Chief Justice of India D.Y. Chandrachud on Wednesday launched a Supreme Court service, which will start providing top court’s judgments in Indian scheduled languages from Republic Day.
There are 22 languages in the Eighth Schedule of the Constitution including Assamese, Bengali, Gujarati, Hindi, Kannada, Kashmiri, Konkani, Malayalam, Manipuri, Marathi, Nepali, Oriya, Punjabi, Sanskrit, Sindhi, Tamil, Telugu, Urdu, Bodo, Santhali, Maithili and Dogri.
The Chief Justice, as the bench assembled to conduct the day’s proceedings, told the lawyers that a part of the electronic-Supreme Court Reports (e-SCR) project will be operationalized to make judgments available in some scheduled languages from Thursday, which will be free to access.
The judgments will be available on the apex court website, its mobile app and on the National Judicial Data Grid (NJDG).
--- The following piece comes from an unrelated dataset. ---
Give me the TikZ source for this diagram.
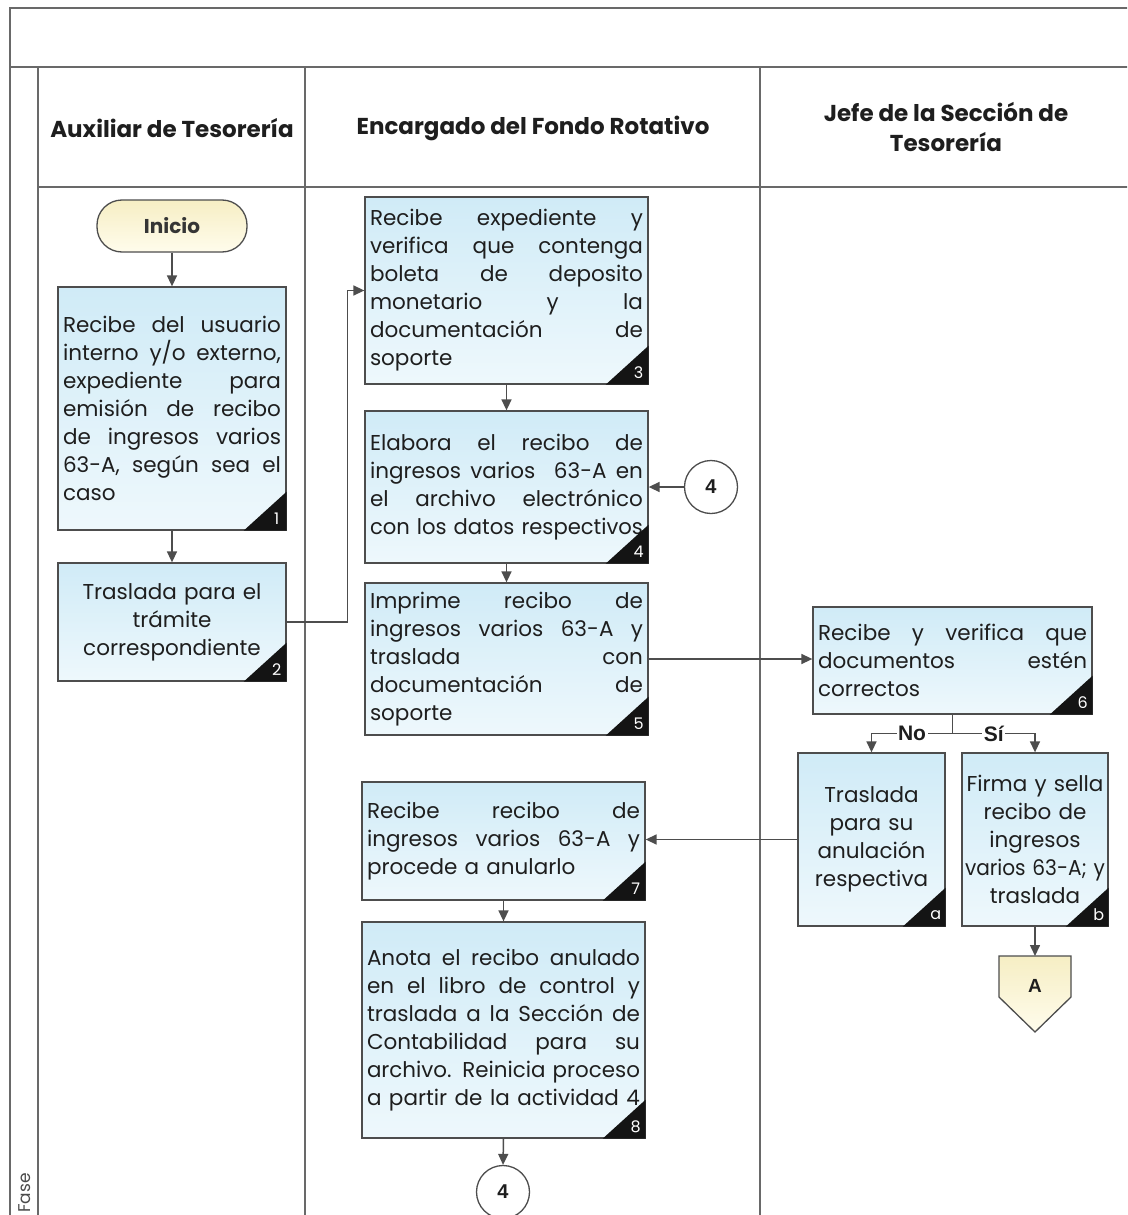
\documentclass[tikz,border=0pt]{standalone}
\usepackage{fontspec}
\usepackage{graphicx}
\setmainfont{Poppins}
\newfontfamily\arialb{Liberation Sans}
\usetikzlibrary{arrows.meta}

\definecolor{linec}{RGB}{77,77,77}
\definecolor{tblc}{RGB}{105,105,105}
\definecolor{boxtop}{RGB}{208,235,247}
\definecolor{boxbot}{RGB}{238,248,252}
\definecolor{yeltop}{RGB}{246,238,196}
\definecolor{yelbot}{RGB}{255,252,236}
\definecolor{txt}{RGB}{30,30,30}

\newlength\jlw
\newcommand\jl[1]{\settowidth\jlw{#1}\ifdim\jlw>\linewidth\resizebox{\linewidth}{\height}{#1}\else\makebox[\linewidth][s]{\spaceskip=\fontdimen2\font plus 1fil\xspaceskip=\spaceskip\relax #1}\fi}
\newcommand\cl[1]{\settowidth\jlw{#1}\ifdim\jlw>\linewidth\resizebox{\linewidth}{\height}{#1}\else\mbox{#1}\fi}
\newcommand\corner[2]{%
  \fill[black!92] (#1.south east) -- ++(-43,0) -- ++(43,-39) -- cycle;
  \path (#1.south east) ++(-10,-12) node[num] {#2};}

\tikzset{
  tbl/.style={draw=tblc, line width=1.3pt},
  box/.style={draw=linec, line width=1.3pt, top color=boxtop, bottom color=boxbot,
    inner sep=0pt, align=left, text=txt, font=\fontsize{21.5}{28}\selectfont},
  cbox/.style={box, align=center},
  ini/.style={draw=linec, line width=1.3pt, rounded corners=25pt, top color=yeltop,
    bottom color=yelbot, minimum width=150pt, minimum height=52pt,
    font=\bfseries\fontsize{20}{22}\selectfont, text=txt!90},
  hdr/.style={font=\bfseries\fontsize{23}{30}\selectfont, text=txt, align=center},
  num/.style={text=white, font=\fontsize{16}{16}\selectfont, inner sep=0pt},
  circ/.style={circle, draw=linec, line width=1.3pt, fill=white, minimum size=53pt,
    inner sep=0pt, font=\arialb\bfseries\fontsize{20}{20}\selectfont, text=txt},
  lbl/.style={fill=white, inner sep=1.5pt, font=\arialb\bfseries\fontsize{21}{21}\selectfont, text=txt},
  arr/.style={draw=linec, line width=1.5pt, -{Triangle[length=11pt,width=10pt]}},
  ln/.style={draw=linec, line width=1.5pt}
}

\begin{document}
\begin{tikzpicture}[x=1pt,y=-1pt]
\useasboundingbox (0,0) rectangle (1127,1215);
\clip (0,0) rectangle (1127,1215);
\fill[white] (0,0) rectangle (1127,1215);

% table frame
\draw[tbl] (10,1230) -- (10,8) -- (1140,8);
\draw[tbl] (10,67) -- (1140,67);
\draw[tbl] (38,67) -- (38,1230);
\draw[tbl] (38,187) -- (1140,187);
\draw[tbl] (305,67) -- (305,1230);
\draw[tbl] (760,67) -- (760,1230);

% headers
\node[hdr] (h1) at (172,128) {Auxiliar de Tesorería};
\node[hdr] (h2) at (533,128) {Encargado del Fondo Rotativo};
\node[hdr] (h3) at (946,127) {Jefe de la Sección de\\Tesorería};
\node[rotate=90, font=\fontsize{17}{17}\selectfont, text=txt!80] (fase) at (25,1193) {Fase};

% column 1
\node[ini] (ini) at (172,226) {Inicio};
\node[box, minimum width=228pt, minimum height=243pt, text width=218pt] (b1) at (172,408.5)
 {\jl{Recibe del usuario}\\\jl{interno y/o externo,}\\\jl{expediente para}\\\jl{emisión de recibo}\\\jl{de ingresos varios}\\\jl{63-A, según sea el}\\caso};
\node[cbox, minimum width=228pt, minimum height=118pt, text width=218pt] (b2) at (172,622)
 {\cl{Traslada para el}\\\cl{trámite}\\\cl{correspondiente}};

% column 2
\node[box, minimum width=283pt, minimum height=187pt, text width=273pt] (b3) at (506.5,290.5)
 {\jl{Recibe expediente y}\\\jl{verifica que contenga}\\\jl{boleta de deposito}\\\jl{monetario y la}\\\jl{documentación de}\\soporte};
\node[box, minimum width=283pt, minimum height=152pt, text width=273pt] (b4) at (506.5,487)
 {\jl{Elabora el recibo de}\\\jl{ingresos varios\ \ 63-A en}\\\jl{el archivo electrónico}\\\jl{con los datos respectivos}};
\node[box, minimum width=283pt, minimum height=152pt, text width=273pt] (b5) at (506.5,659)
 {\jl{Imprime recibo de}\\\jl{ingresos varios 63-A y}\\\jl{traslada con}\\\jl{documentación de}\\soporte};
\node[box, minimum width=283pt, minimum height=118pt, text width=273pt] (b7) at (503.5,841)
 {\jl{Recibe recibo de}\\\jl{ingresos varios 63-A y}\\procede a anularlo};
\node[box, minimum width=283pt, minimum height=216pt, text width=273pt] (b8) at (503.5,1030)
 {\jl{Anota el recibo anulado}\\\jl{en el libro de control y}\\\jl{traslada a la Sección de}\\\jl{Contabilidad para su}\\\jl{archivo. Reinicia proceso}\\\jl{a partir de la actividad 4}};
\node[circ] (c4r) at (711,487) {4};
\node[circ] (c4b) at (503,1192) {4};

% column 3
\node[box, minimum width=279pt, minimum height=107pt, text width=269pt] (b6) at (952.5,660.5)
 {\jl{Recibe y verifica que}\\\jl{documentos estén}\\correctos};
\node[cbox, minimum width=147pt, minimum height=173pt, text width=139pt] (ba) at (871.5,839.5)
 {\cl{Traslada}\\\cl{para su}\\\cl{anulación}\\\cl{respectiva}};
\node[cbox, minimum width=146pt, minimum height=173pt, text width=140pt] (bb) at (1035,839.5)
 {\cl{Firma y sella}\\\cl{recibo de}\\\cl{ingresos}\\\jl{varios 63-A; y}\\\cl{traslada}};

% off-page connector A
\shade[top color=yeltop, bottom color=yelbot, draw=linec, line width=1.3pt]
  (999,956) -- (1071,956) -- (1071,997) -- (1035,1032) -- (999,997) -- cycle;
\node[font=\arialb\bfseries\fontsize{19}{19}\selectfont, text=txt] (pA) at (1035,986) {A};
\coordinate (Atop) at (1035,956);

% corner marks
\corner{b1}{1}
\corner{b2}{2}
\corner{b3}{3}
\corner{b4}{4}
\corner{b5}{5}
\corner{b6}{6}
\corner{ba}{a}
\corner{bb}{b}
\corner{b7}{7}
\corner{b8}{8}

% connectors
\draw[arr] (ini.south) -- (b1.north);
\draw[arr] (b1.south) -- (b2.north);
\draw[arr] (b2.east) -- ++(61,0) |- (b3.west);
\draw[arr] (b3.south) -- (b4.north);
\draw[arr] (b4.south) -- (b5.north);
\draw[arr] (c4r.west) -- (c4r.west -| b4.east);
\draw[arr] (b5.east) -- (b5.east -| b6.west);
\draw[ln] (b6.south) -- ++(0,19) coordinate (split);
\draw[arr] (split) -| (ba.north) node[lbl, pos=0.25] {No};
\draw[arr] (split) -| (bb.north) node[lbl, pos=0.25] {Sí};
\draw[arr] (ba.west) -- (ba.west -| b7.east);
\draw[arr] (bb.south) -- (Atop);
\draw[arr] (b7.south) -- (b8.north);
\draw[arr] (b8.south) -- (c4b.north);
\end{tikzpicture}
\end{document}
Chief Justice Chandrachud said, “We have the e-SCR (project), which now has nearly 34,000 judgments and an elastic search facility”.
He added that 1,091 judgments in regional languages will be launched on the Republic Day and emphasized that the apex court is on a “mission” in connection with availability of all judgments in scheduled languages.
The Chief Justice said they have 52 in Tamil, 21 in Oriya, 4 in Punjabi, 17 in Kannada, 14 in Marathi, 4 in Assamese, 29 in Malayalam, 3 in Nepali, 28 in Telugu, 3 in Urdu etc.
Earlier this month, the apex court had announced the launch of the e-SCR project to provide free access to nearly 34,000 judgments to lawyers, law students, and the public.
The apex court, in a press release, had said, “Supreme Court has developed a search engine with the help of NIC, Pune comprising an elastic search technique in the database of e-SCR. The search facility in e-SCR provides for free text search, search within search, case type and case year search, Judge search, year and volume search, bench strength search options. The inbuilt elastic search facilitates quick and user friendly search results”.
It added this project would create an invaluable resource as the entire gamut of judgments from the inception of the Supreme Court in the year 1950 till date would be available on e-SCR and digital repository.
“As the Judiciary is aligning more with technology, the e-SCR project is an important stepping stone for future of the modern Indian Judiciary and entails manifold benefits, including those of reduction in burden of traveling and browsing through huge volumes of journals in libraries, as also for enhancing its accessibility to those with visual disabilities, as they may now be able to access them through their screen reading software”, said the release.